Não quero parecer ingrata, mas prefiro me virar sozinha, sem a influência que a família Gurgel possui.
— Tudo bem, fico feliz. Mas não hesite se precisar de qualquer coisa.
— Okay! — murmuro sem saber o que dizer para eles.
Quando anuncio que tenho que ir, eles demonstram uma certa tristeza. Acabo prometendo que os visitarei mais vezes.
— Olha, quem resolveu nos visitar. Hoje é o nosso dia de sorte, Celina!
A voz do meu avô troveja felicidade. A poucos centímetros em pé na sala de visitas, está um cara de olhos verdes e sorriso brilhante. À medida que me aproximo tenho uma visão mais clara e então, seus olhos cravam nos meus.
O ambiente pareceu pequeno diante da sua presença.
Seus olhos brilham em curiosidade e de repente um sorriso perfeito se espalha por seus lábios evidenciando suas covinhas.
Estou paralisada. Em choque. Não pode ser ele… Está tão… Lindo!
Seus cabelos castanhos bagunçados, lhe dando um ar desleixado e, ao mesmo tempo, sexy! Meus olhos vagueiam por seu corpo sem que eu perceba. Alto, forte, ombros largos e um sorriso desconcertante.
— Blake, você se lembra da Lara, não? Vocês costumavam ser inseparáveis quando crianças— Minha avó Celina inquire com um sorriso.
Minha boca se abre e fecha sem conseguir racionalizar uma frase coerente.
Ele parece genuinamente surpreso, tanto quanto eu.
— Nossa… É… Sim!
— Lara! — Pronuncia meu nome com um sorriso tímido, como se recitasse uma poesia.
Esfrego minhas mãos uma na outra tentando não suar, mas do que estou suando agora. Meu coração batendo fortemente no peito.
Limpo a garganta sem graça diante do seu olhar demorado em minha direção.

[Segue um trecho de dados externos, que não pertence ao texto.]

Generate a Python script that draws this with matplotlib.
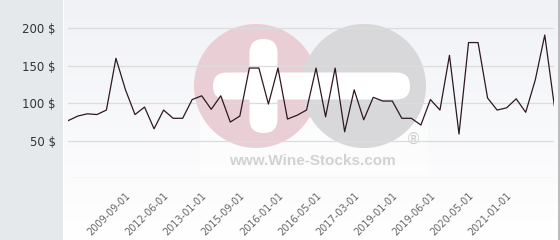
import matplotlib
matplotlib.use("Agg")
import matplotlib.pyplot as plt
import numpy as np
from matplotlib.patches import Circle, FancyBboxPatch, Rectangle

# ---- data ----
prices = [77, 83, 86, 85, 91, 160, 118, 85, 95, 66,
          91, 80, 80, 105, 110, 92, 110, 75, 83, 147,
          147, 99, 147, 79, 84, 91, 147, 82, 147, 62,
          118, 78, 108, 103, 103, 80, 80, 71, 105, 91,
          164, 59, 181, 181, 107, 91, 94, 106, 88, 131,
          191, 97]
tick_labels = ["2009-09-01", "2012-06-01", "2013-01-01", "2015-09-01",
               "2016-01-01", "2016-05-01", "2017-03-01", "2019-01-01",
               "2019-06-01", "2020-05-01", "2021-01-01"]
y_ticks = [50, 100, 150, 200]

W, H = 560, 240
fig = plt.figure(figsize=(W / 100, H / 100), dpi=100)
fig.patch.set_facecolor("white")

# background axes in pixel coordinates (y down)
bg = fig.add_axes([0, 0, 1, 1], zorder=0)
bg.set_xlim(0, W)
bg.set_ylim(H, 0)
bg.axis("off")
grad = np.linspace(0, 1, 256).reshape(-1, 1)
top = np.array([0xf1, 0xf2, 0xf6]) / 255
bot = np.array([1.0, 1.0, 1.0])
img = top[None, None, :] * (1 - grad[..., None]) + bot[None, None, :] * grad[..., None]
bg.imshow(img, extent=(64, 558, H, 0), aspect="auto", zorder=0)
bg.add_patch(Rectangle((0, 0), 62.5, H, color="#e6e9ec", zorder=1, lw=0))
bg.add_patch(Rectangle((558, 0), 2, H, color="#bcbcbc", zorder=1, lw=0))

# watermark logo
pink = "#e9cfd5"
grey = "#d8d8da"
bg.add_patch(FancyBboxPatch((200, 97), 228, 78, boxstyle="square,pad=0",
                            facecolor="white", alpha=0.5, lw=0, zorder=2))
bg.add_patch(Circle((256, 86), 62, color=pink, lw=0, zorder=2))
bg.add_patch(Circle((364, 86), 62, color=grey, lw=0, zorder=3))
bg.add_patch(FancyBboxPatch((249.5, 39), 28, 94, boxstyle="round,pad=0,rounding_size=14",
                            color="white", lw=0, zorder=4))
bg.add_patch(FancyBboxPatch((213, 72.5), 197, 27, boxstyle="round,pad=0,rounding_size=13.5",
                            color="white", lw=0, zorder=4))
bg.text(312, 161, "www.Wine-Stocks.com", ha="center", va="center",
        fontsize=11, fontweight="bold", color="#d2d2d2",
        family="Liberation Sans", zorder=5)
bg.text(413, 139, "®", ha="center", va="center", fontsize=11,
        color="#cfcfcf", family="DejaVu Sans", zorder=5)

# main axes
x0, x1 = 68.3, 554.3
y0, ytop = 178.3, 10
ymax = (y0 - ytop) / 0.75
ax = fig.add_axes([x0 / W, (H - y0) / H, (x1 - x0) / W, (y0 - ytop) / H], zorder=2)
ax.patch.set_alpha(0)
x = np.arange(len(prices))
ax.set_xlim(0, len(prices) - 1)
ax.set_ylim(0, ymax)
for s in ax.spines.values():
    s.set_visible(False)
for v in [0] + y_ticks:
    ax.axhline(v, color="#dcdcdc", lw=0.9, zorder=1)
ax.plot(x, prices, color="#2e1822", lw=0.9, zorder=3)

ax.set_yticks(y_ticks)
ax.set_yticklabels([f"{v} $" for v in y_ticks], fontsize=8.5, color="#333333")
ax.tick_params(axis="y", length=0, pad=9)

label_start, label_step = 6, 4
ax.set_xticks(x[label_start::label_step][:len(tick_labels)])
ax.set_xticklabels(tick_labels, rotation=45, ha="right", rotation_mode="anchor",
                   fontsize=7, color="#666666")
ax.tick_params(axis="x", length=0, pad=9)

fig.savefig("out.png", dpi=100)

— Blake, então, você é médico? — Pergunto, me lembrando da primeira vez que o vi no hospital . Não é atoa ter sentido aquela sensação de já o conhecer.
Ele sorri me pegando de surpresa em um abraço apertado. Leva alguns minutos para que eu o corresponda. Mas quando o faço, me sinto bem, protegida. Esse abraço com certeza foi um dos melhores que já recebi em toda minha vida. Suspiro internamente.
Seu cheiro marcante assalta minhas narinas e meu corpo todo se arrepia com seu calor.
— Sinto muito! Por sua mãe, por todo seu sofrimento. — Sua voz rouca sussurra em minha orelha e estremeço sentindo algo estranho no peito.
Rapidamente desfaço nosso abraço sendo consumida por dois pares de olhos verdes hipnotizantes, que me envolveu como uma chuva torrencial em dia de inverno.